We started out at the pool this morning. It was a beautiful day. Sunny, hot, low humidity. Temperatures were in the 90’s all day but with relatively no humidity, it didn’t feel like the 90’s and the laundry I did today dried after like a 20 minute tumble in the dryer.
After lunch, Matt says “I’m feeling like a drive.” Apparently the three days we played Oregon Trail wasn’t enough. We ended up following highway 128 and the Potash highway along the Colorado River.

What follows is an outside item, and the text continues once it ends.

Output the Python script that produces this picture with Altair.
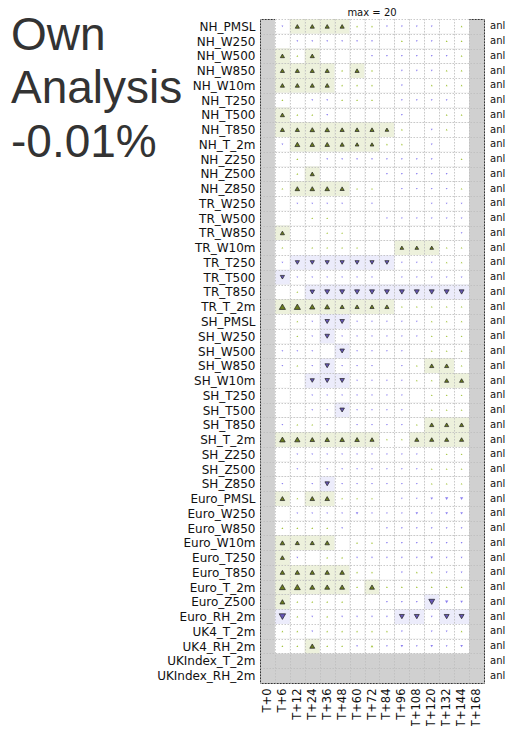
import altair as alt
import pandas as pd

BIG_TEXT = ["Own", "Analysis", "-0.01%"]
TITLE = "max = 20"
RIGHT_LABEL = "anl"

COLS = ["T+0", "T+6", "T+12", "T+24", "T+36", "T+48", "T+60", "T+72",
        "T+84", "T+96", "T+108", "T+120", "T+132", "T+144", "T+168"]
DATA_COLS = COLS[1:-1]

NH_ROWS = ["NH_PMSL", "NH_W250", "NH_W500", "NH_W850", "NH_W10m", "NH_T250",
           "NH_T500", "NH_T850", "NH_T_2m", "NH_Z250", "NH_Z500", "NH_Z850"]
NH_VALUES = [
    [-1, 5, 5, 5, 5, 1, 1, -1, -1, -1, -1, 0, 1],
    [0, -1, -1, -1, -1, -1, -1, 0, 1, -1, -1, 1, 1],
    [5, 1, 5, 0, 0, 0, -1, -1, -1, -1, -1, -1, 1],
    [5, 5, 5, 5, 1, 5, 1, 0, -1, -1, -1, 1, 1],
    [5, 5, 5, 5, 1, 1, 1, 0, -1, 0, 1, 1, 1],
    [1, 0, -1, -1, 1, 1, 1, 0, -1, -1, -1, -1, 0],
    [5, 1, 1, -1, 0, 0, 0, 0, -1, 0, 0, 1, 1],
    [5, 5, 6, 6, 5, 5, 5, 4, 1, 0, -1, 1, 0],
    [-1, 7, 6, 6, 5, 4, 4, 1, 1, 0, -1, 0, 0],
    [0, 1, 0, -1, -1, -1, -1, -1, -1, -1, -1, 0, 1],
    [0, 1, 5, 0, 0, 0, 0, -1, -1, -1, -1, -1, 0],
    [1, 6, 6, 6, 5, 1, 1, 0, -1, -1, -1, -1, 1],
]
NH_SIG = [".++++........", ".............", "+.+..........", "++++.+.......",
          "++++.........", ".............", "+............", "++++++++.....",
          ".++++++......", ".............", "..+..........", ".++++........"]

TR_ROWS = ["TR_W250", "TR_W500", "TR_W850", "TR_W10m", "TR_T250", "TR_T500",
           "TR_T850", "TR_T_2m"]
TR_VALUES = [
    [0, -1, -1, -1, -1, 0, -1, 0, 0, 0, -1, -1, -1],
    [0, 0, 1, 1, 0, 0, 0, -1, -1, -1, -1, -1, -1],
    [5, 0, 0, 1, 1, 0, 0, 0, 0, 0, 0, 0, -1],
    [1, 0, 1, 1, 1, 1, 0, 0, 4, 4, 4, 1, 1],
    [-1, -5, -5, -5, -5, -5, -5, -5, -1, -1, -1, 1, 1],
    [-5, -1, -1, -1, -1, -1, -1, 0, -1, -1, -1, -1, -1],
    [0, 1, -6, -7, -7, -7, -7, -7, -7, -7, -7, -7, -7],
    [11, 11, 8, 7, 5, 5, 5, 5, 1, 1, 1, 1, 1],
]
TR_SIG = [".............", ".............", "+............", "........+++..",
          ".-------.....", "-............", "..-----------", "++++++++....."]

SH_ROWS = ["SH_PMSL", "SH_W250", "SH_W500", "SH_W850", "SH_W10m", "SH_T250",
           "SH_T500", "SH_T850", "SH_T_2m", "SH_Z250", "SH_Z500", "SH_Z850"]
SH_VALUES = [
    [0, 1, -1, -6, -6, -1, -1, -1, -1, -1, 1, 1, 1],
    [0, 1, -1, -6, -1, -1, -1, -1, -1, -1, 1, 1, 1],
    [-1, -1, -1, 0, -6, -1, -1, -1, -1, 0, 1, 1, 1],
    [-1, 1, -1, -6, -1, -1, -1, 0, -1, 1, 5, 5, 1],
    [0, 0, -5, -6, -6, -1, -1, -1, -1, 1, 1, 5, 5],
    [0, 0, -1, -1, -1, -1, -1, -1, -1, 0, 1, 1, 1],
    [0, 0, -1, -1, -6, -1, -1, -1, -1, 0, 1, 1, 1],
    [-1, 1, 1, -1, 0, -1, -1, -1, -1, 1, 5, 5, 5],
    [9, 8, 6, 6, 6, 6, 5, 1, 1, 5, 5, 5, 5],
    [0, -1, -1, -1, -1, -1, -1, -1, -1, -1, 0, 1, 1],
    [0, -1, 0, -1, -1, -1, -1, -1, -1, -1, 1, 1, 1],
    [-1, 0, -1, -6, -1, -1, -1, -1, -1, -1, 1, 1, 1],
]
SH_SIG = ["...--........", "...-.........", "....-........", "...-......++.",
          "..---......++", ".............", "....-........", "..........+++",
          "+++++++..++++", ".............", ".............", "...-........."]

EURO_ROWS = ["Euro_PMSL", "Euro_W250", "Euro_W850", "Euro_W10m", "Euro_T250",
             "Euro_T850", "Euro_T_2m", "Euro_Z500", "Euro_RH_2m"]
EURO_VALUES = [
    [6, 1, 6, 6, 1, 1, 1, 0, -1, -1, -2, -3, -3],
    [0, -1, -1, -1, -1, -2, -1, -1, -1, -2, -1, -2, -2],
    [1, 1, 1, 1, -1, 0, 0, -1, -1, -1, -1, -1, -1],
    [6, 5, 5, 6, 0, 1, 1, -1, -1, -1, -1, -1, -1],
    [5, -1, 0, 1, 1, -1, -1, -1, -1, -1, -2, -1, -1],
    [6, 6, 6, 6, 6, 1, 1, 0, -1, 1, 1, -1, -1],
    [10, 10, 7, 7, 7, 1, 7, 1, 1, 1, 1, 1, 1],
    [7, 1, 1, 1, 1, 0, 0, -1, -1, -1, -10, -3, -2],
    [-12, 1, -1, 1, -1, -1, -1, -1, -7, -7, -1, -7, -7],
]
EURO_SIG = ["+.++.........", ".............", ".............", "++++.........",
            "+............", "+++++........", "+++++.+......", "+.........-..",
            "-.......--.--"]

UK_ROWS = ["UK4_T_2m", "UK4_RH_2m"]
UK_VALUES = [
    [1, 1, -1, 1, 1, 1, 1, 1, -1, 0, -1, -1, 1],
    [1, 1, 7, 1, 1, -1, 2, -1, -2, -1, -2, -1, -2],
]
UK_SIG = [".............", "..+.........."]

EMPTY_ROWS = ["UKIndex_T_2m", "UKIndex_RH_2m"]

ROWS = NH_ROWS + TR_ROWS + SH_ROWS + EURO_ROWS + UK_ROWS + EMPTY_ROWS

records = []
for rows, vals, sigs in [(NH_ROWS, NH_VALUES, NH_SIG), (TR_ROWS, TR_VALUES, TR_SIG),
                         (SH_ROWS, SH_VALUES, SH_SIG), (EURO_ROWS, EURO_VALUES, EURO_SIG),
                         (UK_ROWS, UK_VALUES, UK_SIG)]:
    for r, vrow, srow in zip(rows, vals, sigs):
        for c, v, s in zip(DATA_COLS, vrow, srow):
            records.append({
                "row": r, "col": c, "v": v, "mag": abs(v),
                "dir": "up" if v > 0 else "down",
                "bg": "up" if s == "+" else ("down" if s == "-" else "none"),
                "sig": s != ".",
            })
df = pd.DataFrame(records)

TOP = 11
W, H = 224, 664
FONT = "DejaVu Sans"

X = alt.X("col:N", sort=COLS,
          scale=alt.Scale(domain=COLS, paddingInner=0, paddingOuter=0),
          axis=alt.Axis(title=None, orient="bottom", labelAngle=270, labelPadding=5,
                        ticks=False, domain=False, grid=True, tickBand="extent",
                        gridDash=[1.5, 1.5], gridColor="#bdbdbd", gridWidth=0.8,
                        labelFont=FONT, labelFontSize=11.5, labelColor="#111111",
                        zindex=1))
Y = alt.Y("row:N", sort=ROWS,
          scale=alt.Scale(domain=ROWS, paddingInner=0, paddingOuter=0),
          axis=alt.Axis(title=None, orient="left", labelPadding=5, ticks=False,
                        domain=False, grid=True, tickBand="extent",
                        gridDash=[1.5, 1.5], gridColor="#bdbdbd", gridWidth=0.8,
                        labelFont=FONT, labelFontSize=12, labelColor="#111111",
                        labelLimit=300, zindex=1))

SIZE = alt.Size("mag:Q", scale=alt.Scale(domain=[0, 20], range=[0, 70]), legend=None)
SHAPE = alt.Shape("dir:N", scale=alt.Scale(domain=["up", "down"],
                                           range=["triangle-up", "triangle-down"]),
                  legend=None)

base = alt.Chart(df)

cells = base.mark_rect().encode(
    x=X, y=Y,
    color=alt.Color("bg:N", scale=alt.Scale(domain=["up", "down", "none"],
                                            range=["#edf1dc", "#ececfb", "#ffffff"]),
                    legend=None),
)

weak = base.transform_filter("!datum.sig && datum.mag > 0").mark_point(
    filled=True, opacity=1).encode(
    x=X, y=Y, shape=SHAPE, size=SIZE,
    color=alt.Color("dir:N", scale=alt.Scale(domain=["up", "down"],
                                             range=["#a3c43c", "#8a7ef0"]),
                    legend=None),
)

strong = base.transform_filter("datum.sig").mark_point(
    filled=True, opacity=1, stroke="#222222", strokeWidth=0.7).encode(
    x=X, y=Y, shape=SHAPE, size=SIZE,
    fill=alt.Fill("dir:N", scale=alt.Scale(domain=["up", "down"],
                                           range=["#6b7d1f", "#6657b8"]),
                  legend=None),
)

anl = alt.Chart(pd.DataFrame({"row": ROWS})).mark_text(
    align="left", baseline="middle", fontSize=10, font=FONT, color="#111111"
).encode(y=Y, x=alt.value(W + 6), text=alt.value(RIGHT_LABEL))

title = alt.Chart(pd.DataFrame({"t": [TITLE]})).mark_text(
    align="center", baseline="top", fontSize=10, font=FONT, color="#111111"
).encode(x=alt.value(W / 2), y=alt.value(-TOP), text="t:N")

BIG_BASELINES = [30.8, 83.5, 137.7]
big_layers = []
for line, yb in zip(BIG_TEXT, BIG_BASELINES):
    big_layers.append(
        alt.Chart(pd.DataFrame({"t": [line]})).mark_text(
            align="left", baseline="alphabetic", fontSize=46,
            font="Liberation Sans", color="#333333"
        ).encode(x=alt.value(-249), y=alt.value(yb), text="t:N")
    )

chart = alt.layer(cells, weak, strong, anl, title, *big_layers).resolve_scale(
    color="independent", fill="independent"
).properties(
    width=W, height=H,
    padding={"left": 252, "top": TOP, "right": 21, "bottom": 43},
    autosize="none",
).configure_view(fill="#d0d0d0", stroke="#333333", strokeWidth=1)

chart.save("out.html", embed_options={"renderer": "svg", "actions": False})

Even though it was breath taking to be back in the wilderness it was also a little bit scary. You lose all cell phone service and you end up crossing hundreds of little creeks that turn into raging monster rivers at the slightest hint of rain. The only car we saw all day was a Porsche Cayenne driven by a couple of German guys who apparently either was unaware of the damage being caused to their car or didn’t care. When we saw them they were ramping the dirt hills at 20-30 mph and had smashed the back end.
Happy family portrait before I dropped my phone on a rock, cracking the screen. Tried to put the situation in perspective. I mean it could be worse. We could be stuck in a cess pool of a campground or stranded along the side of the road with a blown tire. I’ve heard those kinds of thing happen to people.
We ended the day with a dip in the hot tub and pool where I met a teacher from Switzerland. It was fun to compare our educational systems. I think she was the Swiss version of Laura Ingalls Wilder teaching in a one room school house because she taught French, math and cooking. When I explained our students only get 30 minutes for lunch instead of the 90 minutes Swiss students get, she puffed out her cheeks and said “No vonder de kids are vat.” I don’t speak no Swissennese but I don’t think that was a compliment.
Heading to bed. Been an adventurous day. Until tomorrow.